Effective treaty implementation requires that interested parties provide services to determine necessary measures for each state. There is a strong link between implementation, nonproliferation, and capacity building. National legislation can help link to nonproliferation by providing a basis for regulation and for operationalizing the national stakeholders to at least cover initial measures.

In terms of their impact on safety and security requirements, land-based Small Modular Reactors (SMRs) are similar to large-size nuclear reactors, but floating SMRs may have a major impact on nuclear security governance. To date, “3S [Safety, Security, Safeguards] by design” has been a failure. But SMRs, which are still at an early stage of development, provide an opportunity to integrate 3S into the design.

There are regulatory gaps in handling SMRs. Existing treaties and conventions do not fully address the unique safety and security issues associated with floating nuclear plants, yet the initial deployment of floating nuclear power plants is expected by 2020.

Regulatory issues related to floating SMRs are a prime opportunity, specifically for ASEANTOM, which should work on establishing regulations to ensure they are safe and secure.  ASEANTOM should work with the IAEA and vendors to ensure regulations are developed and the 3S’ are integrated into the design before the reactors becoming operational.

The most important aspect of implementation is political will – the local recognition that something needs to be done. Countries in Southeast Asia should think about how to create the capacity internally.
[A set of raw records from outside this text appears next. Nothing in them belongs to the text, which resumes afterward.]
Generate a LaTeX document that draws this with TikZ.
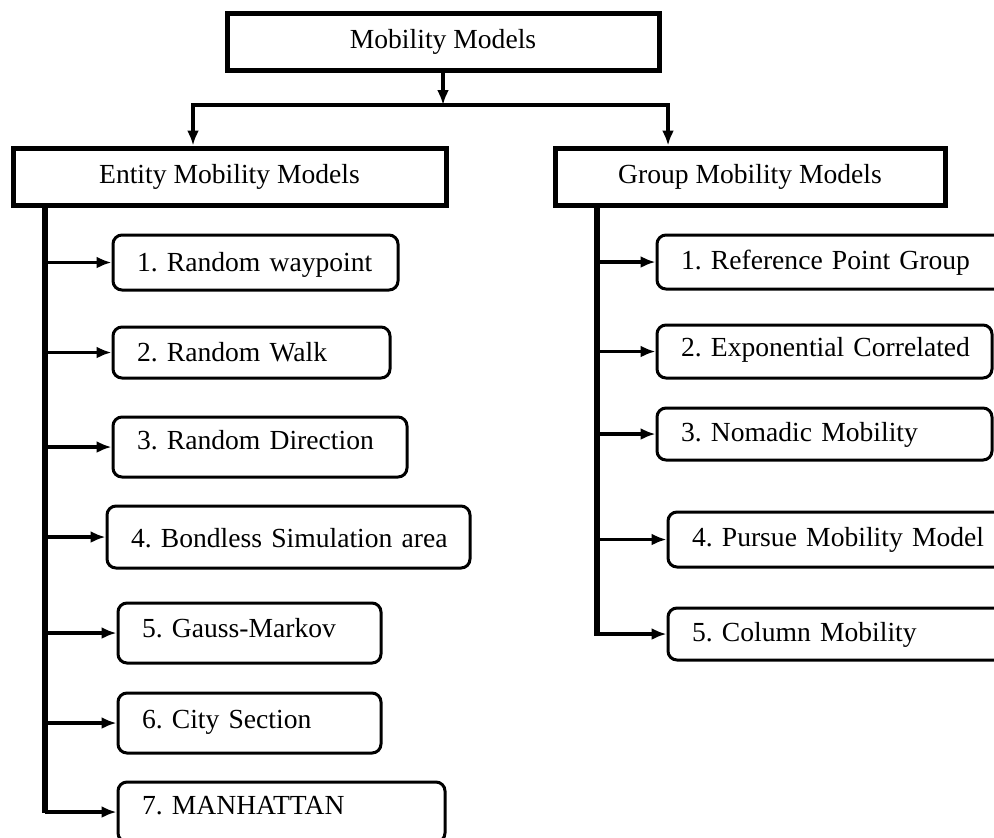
\documentclass[tikz,border=0pt]{standalone}
\usepackage{fontspec}
\setmainfont{Liberation Serif}
\usetikzlibrary{arrows.meta}

\begin{document}
\begin{tikzpicture}[x=0.5pt,y=-0.5pt,
        font=\fontsize{13.8}{16}\selectfont\frenchspacing,
        head/.style={draw,line width=2.5pt,inner sep=0pt,minimum height=28.5pt},
        item/.style={draw,line width=1.5pt,rounded corners=4.5pt,inner xsep=12pt,inner ysep=0pt,text height=10pt},
        link/.style={line width=1.6pt,-{Latex[length=7.5pt,width=6pt]}},
        trunk/.style={line width=2.6pt}]
            \useasboundingbox (0,0) rectangle (994,837);
            \node[head,minimum width=216pt] (top) at (443,42) {Mobility Models};
            \node[head,minimum width=216.5pt] (entity) at (229.5,176.5) {Entity Mobility Models};
            \node[head,minimum width=195pt] (group) at (750,176.5) {Group Mobility Models};
            \foreach \n/\cx/\cy/\w/\h/\d/\txt in {
                e1/255.5/262.5/118.5/27.5/1.5/{1. Random waypoint},
                e2/251.5/352.5/114.5/25.5/1.5/{2. Random Walk},
                e3/260/447/123/30/8/{3. Random Direction},
                e4/288.5/537/157.5/31/0/{4. Bondless Simulation area},
                e5/249.5/633/107.5/30/6/{5. Gauss-Markov},
                e6/249.5/723/107.5/30/5/{6. City Section},
                e7/281.5/812/139.5/30/8/{7. MANHATTAN},
                g1/831/262/150/27/3/{1. Reference Point Group},
                g2/824.5/351.5/143.5/26.5/5.5/{2. Exponential Correlated},
                g3/824.5/434/143.5/26/3/{3. Nomadic Mobility},
                g4/840/539.5/148/27.5/3.5/{4. Pursue Mobility Model},
                g5/840/634/148/26/3/{5. Column Mobility}}{
                \node[item,text width=\w pt,text depth=\d pt,minimum height=\h pt] (\n) at (\cx,\cy) {\mbox{\txt}};
            }
            \coordinate (split) at (443,105);
            \coordinate (lsplit) at (193,105);
            \coordinate (rsplit) at (668,105);
            \draw[link] (top) -- (split);
            \draw[link] (split) -| (lsplit |- entity.north);
            \draw[link] (split) -| (rsplit |- group.north);
            \coordinate (eend) at (45,813);
            \coordinate (gend) at (597,636);
            \draw[trunk] (entity.south -| eend) -- (eend);
            \draw[trunk] (group.south -| gend) -- (gend);
            \foreach \n in {e1,e2,e3,e4,e5,e6,e7}{
                \draw[link] (\n.west -| eend) -- (\n.west);
            }
            \foreach \n in {g1,g2,g3,g4,g5}{
                \draw[link] (\n.west -| gend) -- (\n.west);
            }
        \end{tikzpicture}
\end{document}
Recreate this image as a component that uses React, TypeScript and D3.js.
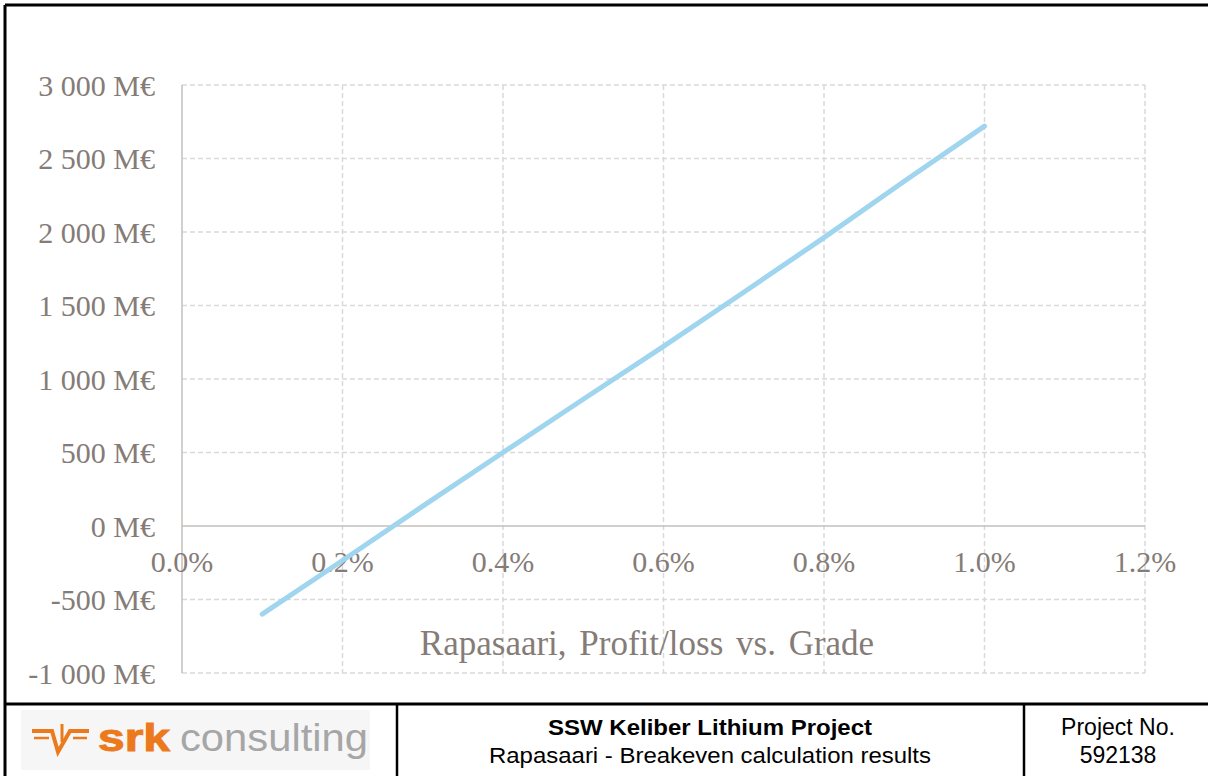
import * as d3 from 'd3';

// grade (%) vs. profit/loss (M€)
const grades = [0.1, 0.2, 0.3, 0.4, 0.5, 0.6, 0.7, 0.8, 0.9, 1.0];
const profit = [-600, -235, 135, 500, 862, 1222, 1590, 1962, 2345, 2720];

const xTicks = [0, 0.2, 0.4, 0.6, 0.8, 1.0, 1.2];
const yTicks = [-1000, -500, 0, 500, 1000, 1500, 2000, 2500, 3000];

const chartTitle = 'Rapasaari, Profit/loss vs. Grade';
const footerTitle = 'SSW Keliber Lithium Project';
const footerSub = 'Rapasaari - Breakeven calculation results';
const projectLabel = 'Project No.';
const projectNo = '592138';

const W = 1208;
const H = 776;
const plot = { left: 182, right: 1145, top: 85, bottom: 673 };

const textGrey = '#857c77';
const gridGrey = '#d9d9d9';
const axisGrey = '#c4bfbc';
const orange = '#ec7a1c';
const serif = '"Liberation Serif", "Times New Roman", serif';
const sans = '"Liberation Sans", Arial, sans-serif';

// excel style: space as thousands separator, plain hyphen for negatives
const fmtY = (v: number) =>
  d3.format(',')(v).replace(/,/g, ' ').replace('\u2212', '-') + ' M€';
const fmtX = (v: number) => v.toFixed(1) + '%';

const App = () => {
  const x = d3.scaleLinear().domain([0, 1.2]).range([plot.left, plot.right]);
  const y = d3.scaleLinear().domain([-1000, 3000]).range([plot.bottom, plot.top]);

  const line = d3
    .line<number>()
    .x((_, i) => x(grades[i]))
    .y((d) => y(d));

  const footerY = 704;

  return (
    <svg
      width={W}
      height={H}
      style={{ position: 'absolute', left: 0, top: 0, background: '#fff' }}
    >
      {/* gridlines */}
      <g stroke={gridGrey} strokeWidth={1.5} strokeDasharray="5,3" fill="none">
        {yTicks
          .filter((t) => t !== 0)
          .map((t) => (
            <line key={'h' + t} x1={plot.left} x2={plot.right} y1={y(t)} y2={y(t)} />
          ))}
        {xTicks
          .filter((t) => t !== 0)
          .map((t) => (
            <line key={'v' + t} x1={x(t)} x2={x(t)} y1={plot.top} y2={plot.bottom} />
          ))}
      </g>

      {/* axes */}
      <line x1={x(0)} x2={x(0)} y1={plot.top} y2={plot.bottom} stroke={axisGrey} strokeWidth={1.5} />
      <line x1={plot.left} x2={plot.right} y1={y(0)} y2={y(0)} stroke={axisGrey} strokeWidth={1.5} />

      {/* y tick labels */}
      <g fontFamily={serif} fontSize={30} fill={textGrey} textAnchor="end">
        {yTicks.map((t) => (
          <text key={t} x={155} y={y(t)} dy="0.35em">
            {fmtY(t)}
          </text>
        ))}
      </g>

      {/* x tick labels, next to the zero line */}
      <g fontFamily={serif} fontSize={30} fill={textGrey} textAnchor="middle">
        {xTicks.map((t) => (
          <text key={t} x={x(t)} y={y(0) + 46}>
            {fmtX(t)}
          </text>
        ))}
      </g>

      {/* series */}
      <path
        d={line(profit) || ''}
        fill="none"
        stroke="#9fd5ee"
        strokeWidth={5}
        strokeLinecap="round"
        strokeLinejoin="round"
      />

      {/* chart title */}
      <text
        x={647}
        y={655}
        textAnchor="middle"
        fontFamily={serif}
        fontSize={35}
        fill={textGrey}
        wordSpacing={4}
      >
        {chartTitle}
      </text>

      {/* frame */}
      <g stroke="#000" fill="none">
        <line x1={5} x2={W} y1={5} y2={5} strokeWidth={3} />
        <line x1={5} x2={5} y1={5} y2={H} strokeWidth={3} />
        <line x1={5} x2={W} y1={footerY} y2={footerY} strokeWidth={3} />
        <line x1={397} x2={397} y1={footerY} y2={H} strokeWidth={2.5} />
        <line x1={1024} x2={1024} y1={footerY} y2={H} strokeWidth={2.5} />
      </g>

      {/* logo */}
      <g>
        <rect x={21} y={710} width={349} height={60} fill="#f6f6f6" />
        <g stroke={orange} fill="none" strokeLinecap="butt" strokeLinejoin="miter">
          <path d="M32,731 H52 L58,752 L70,731 H89" strokeWidth={4} />
          <path d="M34,738 H49 M73,738 H87" strokeWidth={2.5} />
          <path d="M62,724 V742" strokeWidth={3} />
        </g>
        <text
          x={98}
          y={751}
          fontFamily={sans}
          fontWeight="900"
          fontSize={38}
          fill={orange}
          textLength={72}
          lengthAdjust="spacingAndGlyphs"
          stroke={orange}
          strokeWidth={1}
        >
          srk
        </text>
        <text
          x={180}
          y={751}
          fontFamily={sans}
          fontSize={39}
          fill="#a6a6a6"
          textLength={188}
          lengthAdjust="spacingAndGlyphs"
        >
          consulting
        </text>
      </g>

      {/* footer texts */}
      <g fontFamily={sans} fill="#000" textAnchor="middle">
        <text x={710} y={735} fontWeight="bold" textLength={324} lengthAdjust="spacingAndGlyphs" fontSize={22}>
          {footerTitle}
        </text>
        <text x={710} y={763} textLength={442} lengthAdjust="spacingAndGlyphs" fontSize={22}>
          {footerSub}
        </text>
        <text x={1118} y={735} fontSize={23}>{projectLabel}</text>
        <text x={1118} y={763} fontSize={23}>{projectNo}</text>
      </g>
    </svg>
  );
};

export default App;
For example, in anticipation of floating reactors being introduced in the region, Southeast Asian countries should devise a regulatory framework for them. This would be an excellent opportunity for ASEANTOM to establish standards for the region that could be adopted by other regions.

Ensuring procedures for utilizing equipment provided are included in the capacity building process is critical. Providing equipment and training without an equal focus on integration wastes resources. Capacity building must be contextual and meaningful to the local situation. This approach of sustainable capacity building has been integrated into both the IAEA and the OPCW implementation efforts.

Countries have different perceptions of the proliferation threat. In Southeast Asia, much of the focus has been on economic development. It takes time for the political/security community to come together, speak with one voice, and understand the security requirements of the region. ASEAN partners must integrate what ASEAN sees as important and focus on developing mutually beneficial outcomes.

With the maturation of the ARF Inter-sessional Meeting on NPD, it is important to focus priorities for future activities on the implementation of the full range of nonproliferation commitments and obligations. Careful consideration should be given to shaping the ARF Work Plan on NPD to clearly outline the steps required to implement specific obligations while identifying projects that facilitate effective implementation and take advantage of the wide range of capacity building assistance that is available.  

These findings reflect the view of the co-chairs and is not a consensus document. A full summary of the workshop proceedings is being prepared and will be available upon request shortly.